There are two ways to estimate the funds you need during retirement. The first method is to based on a certain percentage of your last drawn salary. This method is widely used by actuaries as a guide to estimate retirement needs. Indications by actuaries has it that to support a comfortable retirement lifestyle, one would need an income that is 65-75% of his last drawn salary for the first year of retirement. Subsequently, the incomes must be increase according to the inflation.
The second method is to look at your expenditure and compound them forward at the long-term inflation rate.
Estimate Available Resources
After setting your retirement goals and derive the amount of funds you need, the next step is to assess where you are at the moment.

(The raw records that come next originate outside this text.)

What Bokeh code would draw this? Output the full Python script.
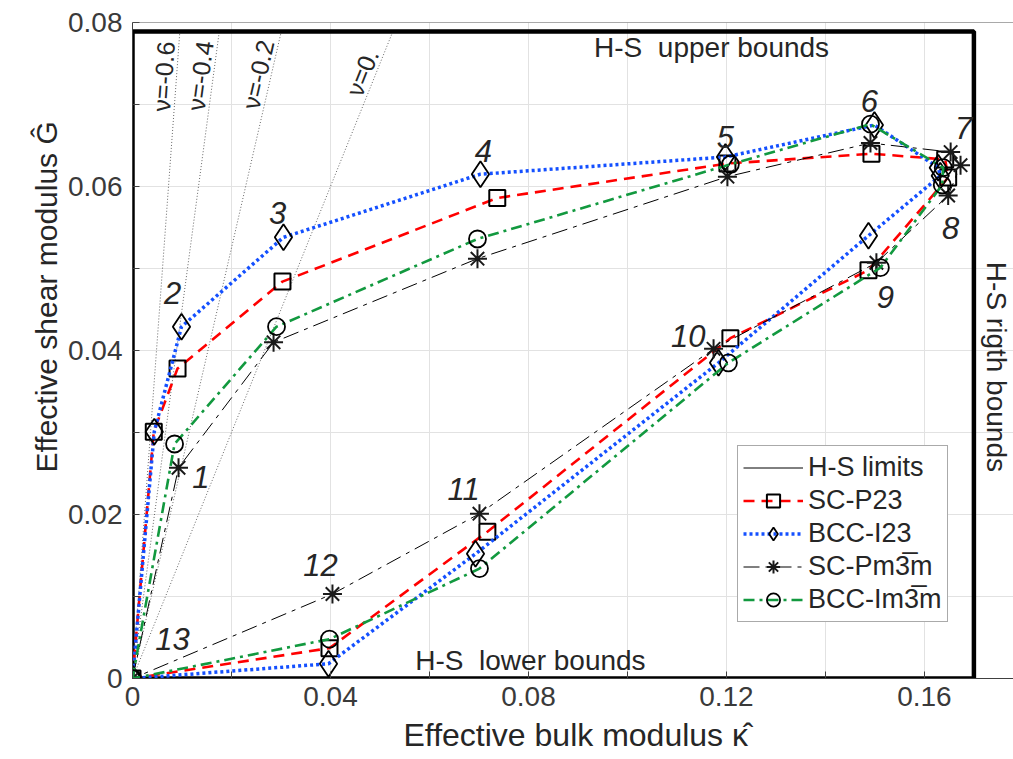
import math
from bokeh.plotting import figure
from bokeh.models import Range1d, FixedTicker, Span, Title, Legend, LegendItem, CustomJSTickFormatter
from bokeh.core.properties import value
from bokeh.embed import file_html
from bokeh.resources import INLINE

FONT = "Liberation Sans"
TXT = "#262626"

# Hashin-Shtrikman limits (normalised bulk / shear moduli)
hs_k_max = 0.170
hs_g_max = 0.0789

# isotropic Poisson-ratio reference lines
nu_values = [-0.6, -0.4, -0.2, 0.0]
nu_labels = ["ν=-0.6", "ν=-0.4", "ν=-0.2", "ν=0."]

# point numbering along each path
point_ids = ["1", "2", "3", "4", "5", "6", "7", "8", "9", "10", "11", "12", "13"]

# SC-P23
sc_p23_k = [0.0043, 0.0091, 0.0303, 0.0737, 0.1202, 0.1493, 0.1642, 0.1648, 0.1487, 0.1208, 0.0717, 0.0398, 0.0]
sc_p23_g = [0.0301, 0.0378, 0.0484, 0.0586, 0.0628, 0.0640, 0.0633, 0.0611, 0.0498, 0.0415, 0.0179, 0.0037, 0.0]

# BCC-I23
bcc_i23_k = [0.0044, 0.0099, 0.0305, 0.0703, 0.1198, 0.1499, 0.1628, 0.1632, 0.1487, 0.1184, 0.0693, 0.0396, 0.0]
bcc_i23_g = [0.0301, 0.0429, 0.0538, 0.0615, 0.0636, 0.0675, 0.0623, 0.0613, 0.0540, 0.0385, 0.0152, 0.0018, 0.0]

# SC-Pm-3m
sc_pm3m_k = [0.0093, 0.0285, 0.0697, 0.1202, 0.1491, 0.1653, 0.1673, 0.1648, 0.1503, 0.1174, 0.0701, 0.0404, 0.0]
sc_pm3m_g = [0.0257, 0.0410, 0.0512, 0.0612, 0.0653, 0.0642, 0.0626, 0.0589, 0.0507, 0.0402, 0.0201, 0.0103, 0.0]

# BCC-Im-3m
bcc_im3m_k = [0.0085, 0.0291, 0.0697, 0.1208, 0.1491, 0.1638, 0.1636, 0.1511, 0.1204, 0.0701, 0.0398, 0.0]
bcc_im3m_g = [0.0286, 0.0429, 0.0536, 0.0627, 0.0676, 0.0623, 0.0602, 0.0501, 0.0385, 0.0134, 0.0048, 0.0]

# where the point numbers are written (data coordinates)
id_pos_k = [0.0138, 0.0081, 0.0293, 0.0709, 0.1198, 0.1489, 0.1679, 0.1653, 0.1521, 0.1123, 0.0669, 0.0380, 0.0081]
id_pos_g = [0.0246, 0.0470, 0.0568, 0.0643, 0.0660, 0.0704, 0.0671, 0.0550, 0.0465, 0.0418, 0.0231, 0.0138, 0.0048]

X_END = 0.178
Y_END = 0.08
FRAME_W = 1013 - 132
FRAME_H = 759 - 22 - 81

p = figure(width=1013, height=759, x_range=Range1d(0, X_END), y_range=Range1d(0, Y_END),
           output_backend="svg", toolbar_location=None,
           min_border_left=132, min_border_right=0, min_border_top=22, min_border_bottom=81)
p.outline_line_color = None
p.background_fill_color = "white"

fmt = CustomJSTickFormatter(code="return tick === 0 ? '0' : tick.toFixed(2);")
p.xaxis.ticker = FixedTicker(ticks=[0, 0.04, 0.08, 0.12, 0.16], minor_ticks=[0.02, 0.06, 0.10, 0.14])
p.yaxis.ticker = FixedTicker(ticks=[0, 0.02, 0.04, 0.06, 0.08], minor_ticks=[0.01, 0.03, 0.05, 0.07])
for ax in (p.xaxis[0], p.yaxis[0]):
    ax.formatter = fmt
    ax.major_label_text_font = FONT
    ax.major_label_text_font_size = "28px"
    ax.major_label_text_color = "#3a3a3a"
    ax.axis_line_color = "#404040"
    ax.axis_line_width = 1
    ax.major_tick_in = 7
    ax.major_tick_out = 0
    ax.minor_tick_in = 7
    ax.minor_tick_out = 0
    ax.major_tick_line_color = "#404040"
    ax.minor_tick_line_color = "#404040"
p.xaxis.major_label_standoff = 8
p.yaxis.major_label_standoff = 10

for g in (p.xgrid[0], p.ygrid[0]):
    g.grid_line_color = "#e2e2e2"
    g.minor_grid_line_color = "#e2e2e2"
    g.grid_line_width = 1
    g.minor_grid_line_width = 1

p.add_layout(Span(location=Y_END, dimension="width", line_color="#555555", line_width=1))

# axis titles
p.add_layout(Title(text="Effective bulk modulus κ\u0302", align="left", offset=271, standoff=13,
                   text_font=FONT, text_font_size="32px", text_font_style="normal", text_color=TXT), "below")
p.add_layout(Title(text="Effective shear modulus Ĝ", align="left", offset=206, standoff=6,
                   text_font=FONT, text_font_size="30px", text_font_style="normal", text_color=TXT), "left")

# Poisson-ratio lines and their labels
px_per_k = FRAME_W / X_END
px_per_g = FRAME_H / Y_END
for nu, lab in zip(nu_values, nu_labels):
    ratio = 3 * (1 - 2 * nu) / (2 * (1 + nu))
    p.line([0, hs_g_max / ratio], [0, hs_g_max], line_color="#404040", line_width=0.8, line_dash="1 2")
    theta = math.atan2(ratio * px_per_g, px_per_k)
    gy = 0.0733
    d = 13
    p.text(x=[gy / ratio], y=[gy], text=[lab], angle=theta,
           x_offset=-d * math.sin(theta), y_offset=-d * math.cos(theta),
           text_align="center", text_baseline="middle",
           text_font=value(FONT), text_font_size="25px", text_color=TXT)

# H-S limit box
hs_x = [0, 0, hs_k_max, hs_k_max, 0]
hs_y = [0, hs_g_max, hs_g_max, 0, 0]
r_hs = p.line(hs_x, hs_y, line_color="black", line_width=1)
p.line(hs_x, hs_y, line_color="black", line_width=4.5)


def loop(vals):
    return [vals[-1]] + list(vals)


r1l = p.line(loop(sc_p23_k), loop(sc_p23_g), line_color="#ff0000", line_width=2.6, line_dash="11 7")
r1m = p.scatter(sc_p23_k, sc_p23_g, marker="square", size=16, fill_color=None, line_color="black", line_width=2)

r2l = p.line(loop(bcc_i23_k), loop(bcc_i23_g), line_color="#1450ff", line_width=3.5, line_dash="3 3")
r2m = p.scatter(bcc_i23_k, bcc_i23_g, marker="diamond", size=26, fill_color=None, line_color="black", line_width=1.8)

r3l = p.line(loop(sc_pm3m_k), loop(sc_pm3m_g), line_color="black", line_width=1, line_dash="16 6 4 6")
r3m = p.scatter(sc_pm3m_k, sc_pm3m_g, marker="asterisk", size=19, line_color="#1a1a1a", line_width=2)

r4l = p.line(loop(bcc_im3m_k), loop(bcc_im3m_g), line_color="#12993f", line_width=2.6, line_dash="11 5 3 5")
r4m = p.scatter(bcc_im3m_k, bcc_im3m_g, marker="circle", size=17, fill_color=None, line_color="black", line_width=1.8)

# point numbers
p.text(x=id_pos_k, y=id_pos_g, text=point_ids, text_align="center", text_baseline="middle",
       text_font=value(FONT), text_font_size="31px", text_font_style="italic", text_color=TXT)

# bound annotations
p.text(x=[0.117], y=[0.0769], text=["H-S\u00a0 upper bounds"], text_align="center", text_baseline="middle",
       text_font=value(FONT), text_font_size="28px", text_color=TXT)
p.text(x=[0.0804], y=[0.0022], text=["H-S\u00a0 lower bounds"], text_align="center", text_baseline="middle",
       text_font=value(FONT), text_font_size="28px", text_color=TXT)
p.text(x=[0.1746], y=[0.0380], text=["H-S rigth bounds"], angle=-math.pi / 2, text_align="center",
       text_baseline="middle", text_font=value(FONT), text_font_size="28px", text_color=TXT)

legend = Legend(items=[
    LegendItem(label="H-S limits", renderers=[r_hs]),
    LegendItem(label="SC-P23", renderers=[r1l, r1m]),
    LegendItem(label="BCC-I23", renderers=[r2l, r2m]),
    LegendItem(label="SC-Pm3\u0305m", renderers=[r3l, r3m]),
    LegendItem(label="BCC-Im3\u0305m", renderers=[r4l, r4m]),
], location=(605, 56))
legend.label_text_font = FONT
legend.label_text_font_size = "27px"
legend.label_text_color = TXT
legend.glyph_width = 60
legend.glyph_height = 33
legend.label_height = 33
legend.spacing = 0
legend.padding = 5
legend.margin = 0
legend.label_standoff = 5
legend.border_line_color = "#555555"
legend.border_line_width = 1.5
legend.background_fill_color = "white"
legend.background_fill_alpha = 1
p.add_layout(legend)

open("out.html", "w").write(file_html(p, INLINE))
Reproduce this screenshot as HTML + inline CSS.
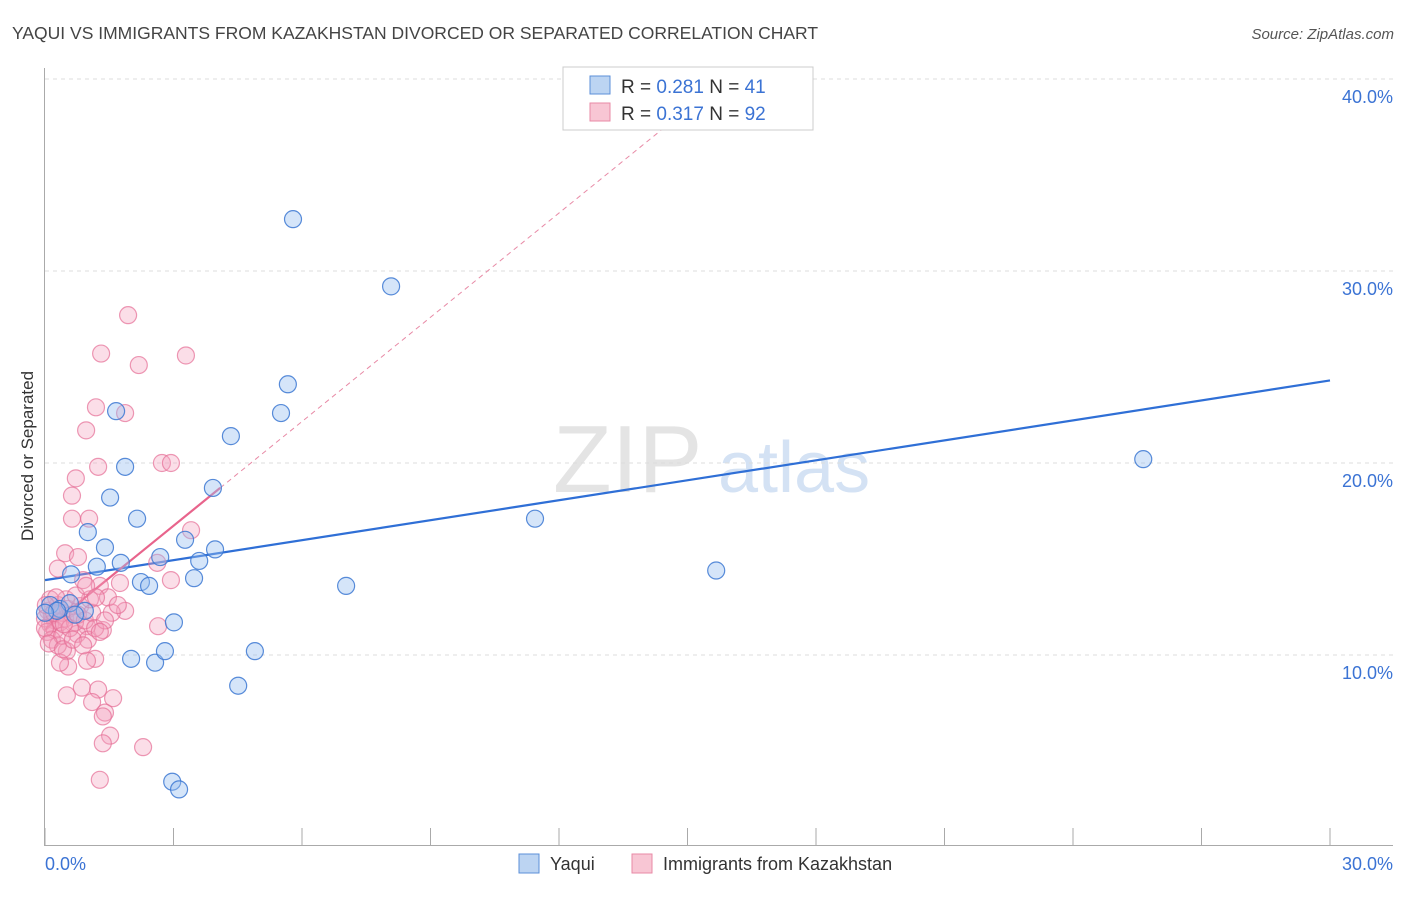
<!DOCTYPE html>
<html><head><meta charset="utf-8"><style>
body{margin:0;background:#fff;font-family:"Liberation Sans",sans-serif;}
svg text{font-family:"Liberation Sans",sans-serif;}
</style></head><body>
<svg id="chart" width="1406" height="892" viewBox="0 0 1406 892" xmlns="http://www.w3.org/2000/svg">
<text x="12" y="39" font-size="17.5" fill="#444">YAQUI VS IMMIGRANTS FROM KAZAKHSTAN DIVORCED OR SEPARATED CORRELATION CHART</text>
<text x="1394" y="39" font-size="15" fill="#555" text-anchor="end" font-style="italic">Source: ZipAtlas.com</text>
<text transform="translate(33,456) rotate(-90)" font-size="17" fill="#333" text-anchor="middle">Divorced or Separated</text>
<g id="watermark">
<text x="553" y="492" font-size="96" fill="#e4e4e4" font-family="Liberation Serif">ZIP</text>
<text x="718" y="492" font-size="72" fill="#d4e2f4">atlas</text>
</g>
<g id="grid"></g><g id="axes"></g><g id="lines"></g><g id="pts"></g>
<g>
<rect x="563" y="67" width="250" height="63" fill="#fff" stroke="#ccc"/>
<rect x="590" y="76" width="20" height="18" fill="#bcd4f2" stroke="#5b8fd8"/>
<text x="621" y="93" font-size="19" fill="#333">R = <tspan fill="#3b73d4">0.281</tspan>   N =  <tspan fill="#3b73d4">41</tspan></text>
<rect x="590" y="103" width="20" height="18" fill="#f8c6d4" stroke="#e889a6"/>
<text x="621" y="120" font-size="19" fill="#333">R = <tspan fill="#3b73d4">0.317</tspan>   N = <tspan fill="#3b73d4">92</tspan></text>
</g>
<g>
<rect x="519" y="854" width="20" height="19" fill="#bcd4f2" stroke="#5b8fd8"/>
<text x="550" y="870" font-size="18" fill="#333">Yaqui</text>
<rect x="632" y="854" width="20" height="19" fill="#f8c6d4" stroke="#e889a6"/>
<text x="663" y="870" font-size="18" fill="#333">Immigrants from Kazakhstan</text>
</g>
</svg>
<script>
const yaquiX=[5.79,8.08,5.67,5.51,4.34,1.66,1.87,1.52,3.92,2.15,1.0,3.27,1.40,3.97,2.69,3.6,1.77,1.21,2.24,2.43,3.48,0.61,7.03,11.44,15.67,25.64,3.01,2.01,2.57,2.8,4.9,4.51,2.97,3.13,0.12,0.35,0.58,0.28,0.93,0.7,0];
const yaquiY=[32.7,29.2,24.1,22.6,21.4,22.7,19.8,18.2,18.7,17.1,16.4,16.0,15.6,15.5,15.1,14.9,14.8,14.6,13.8,13.6,14.0,14.2,13.6,17.1,14.4,20.2,11.7,9.8,9.6,10.2,10.2,8.4,3.4,3.0,12.6,12.4,12.7,12.3,12.3,12.1,12.2];
const kazX=[1.94,1.31,2.19,3.29,1.19,1.87,0.96,1.24,2.73,2.94,0.72,0.63,0.63,1.03,3.41,0.47,0.77,0.30,2.62,2.94,1.75,0.89,1.28,1.87,1.56,2.64,1.35,0.98,0.75,0.51,1.17,0.54,0.35,0.98,0.51,0.86,1.24,1.10,1.59,1.40,1.35,1.52,1.35,2.29,1.28,
0.07,0.16,0.23,0.30,0.40,0.47,0.12,0.23,0.35,0.54,0.63,0.70,0.82,0,0.05,0.16,0.30,0.40,0.58,0.77,0.93,1.0,1.10,1.17,0.12,0.49,0.26,0,0.09,0.42,0.65,0.89,1.40,1.47,1.05,1.70,1.28,0.02,0.21,0.44,0.72,0.96,1.19];
const kazY=[27.7,25.7,25.1,25.6,22.9,22.6,21.7,19.8,20.0,20.0,19.2,18.3,17.1,17.1,16.5,15.3,15.1,14.5,14.8,13.9,13.75,13.9,13.6,12.3,12.2,11.5,11.3,11.5,11.1,10.2,9.8,9.4,9.6,9.7,7.9,8.3,8.2,7.55,7.75,7.0,6.8,5.8,5.4,5.2,3.5,
12.3,12.1,11.8,12.6,12.2,11.9,11.6,11.3,11.7,12.4,12.1,11.7,12.55,11.9,11.2,10.8,10.5,11.0,11.4,12.1,11.8,10.8,12.2,11.4,12.9,12.9,13.0,11.4,10.6,10.3,10.8,10.5,11.8,13.0,12.9,12.6,11.2,12.6,12.2,11.6,13.1,13.6,13.0];
const yaquiFit=[13.9,24.3];   // y at x=0, y at x=30
const kazFit=[11.3,1.81];     // intercept, slope
const yTicks=[10,20,30,40];
const yTickLabels=["10.0%","20.0%","30.0%","40.0%"];
const xTicks=[0,3,6,9,12,15,18,21,24,27,30];

const NS="http://www.w3.org/2000/svg";
const X=v=>45+v/30*1285, Y=v=>847-v*19.2;
function mk(tag,attrs,parent){const e=document.createElementNS(NS,tag);for(const k in attrs)e.setAttribute(k,attrs[k]);document.getElementById(parent).appendChild(e);return e;}
yTicks.forEach((t,i)=>{
 const l=mk('line',{x1:45,x2:1393,y1:Y(t),y2:Y(t),stroke:'#ddd','stroke-dasharray':'4,4'},'grid');
 
 
 const tx=mk('text',{x:1393,y:Y(t)+24,'font-size':18,fill:'#3b73d4','text-anchor':'end'},'grid');
 tx.textContent=yTickLabels[i];
 
 
});
let a=mk('line',{x1:44.5,x2:44.5,y1:68,y2:845,stroke:'#aaa'},'axes');


a=mk('line',{x1:44,x2:1393,y1:845.5,y2:845.5,stroke:'#aaa'},'axes');


xTicks.forEach(t=>{
 const l=mk('line',{x1:X(t),x2:X(t),y1:828,y2:845,stroke:'#aaa'},'axes');
 
 
});
let t0=mk('text',{x:45,y:870,'font-size':18,fill:'#3b73d4'},'axes');t0.textContent="0.0%";


let t1=mk('text',{x:1393,y:870,'font-size':18,fill:'#3b73d4','text-anchor':'end'},'axes');t1.textContent="30.0%";



function dots(xs,ys,fill,stroke,name){xs.forEach((x,i)=>{
 const c=mk('circle',{cx:X(x),cy:Y(ys[i]),r:8.5,fill:fill,stroke:stroke,'stroke-width':1.2},'pts');
 
 
});}
dots(kazX,kazY,'rgba(244,160,188,0.35)','rgba(230,110,150,0.7)','kazakhstan-point');
dots(yaquiX,yaquiY,'rgba(150,190,240,0.4)','rgba(60,120,210,0.85)','yaqui-point');

let ln=mk('line',{x1:X(0),y1:Y(yaquiFit[0]),x2:X(30),y2:Y(yaquiFit[1]),stroke:'#2f6fd6','stroke-width':2.2},'lines');


const kEnd=4.09, kTop=(40.5-kazFit[0])/kazFit[1];
ln=mk('line',{x1:X(kEnd),y1:Y(kazFit[0]+kazFit[1]*kEnd),x2:X(kTop),y2:Y(40.5),stroke:'#e88aa6','stroke-width':1,'stroke-dasharray':'5,4'},'lines');


ln=mk('line',{x1:X(0),y1:Y(kazFit[0]),x2:X(kEnd),y2:Y(kazFit[0]+kazFit[1]*kEnd),stroke:'#e8648c','stroke-width':2.2},'lines');


</script>
</body></html>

Resources that you might have includes:
- CPF Savings
- Cash Savings
- Endowment Insurance Policies
- Investments like bonds, stocks, unit trusts
- Annuities
- Rental Income from Properties
- Reverse Mortgage
- Proceeds from downgrading to a smaller residential property
Determine Shortfall
After looking at what you have and what you need for retirement, you can now determine the shortfall (if any). Identifying the how much is the shortfall can give you a realistic picture about achieving the retirement that you want. And would affect the plan that you are going to formulate it, to cover the shortfall.
Formulate Plan
There are two plans you need to formulate to meet the shortfall. Firstly, you need to create a savings plan which will tell you how much you need to save each year to achieve the target sum. The second plan you need is an investment plan which will indicate the risk and return characteristics of different investment strategies. The strategy that you choose will depend on what is your investment horizon, net worth and risk tolerance.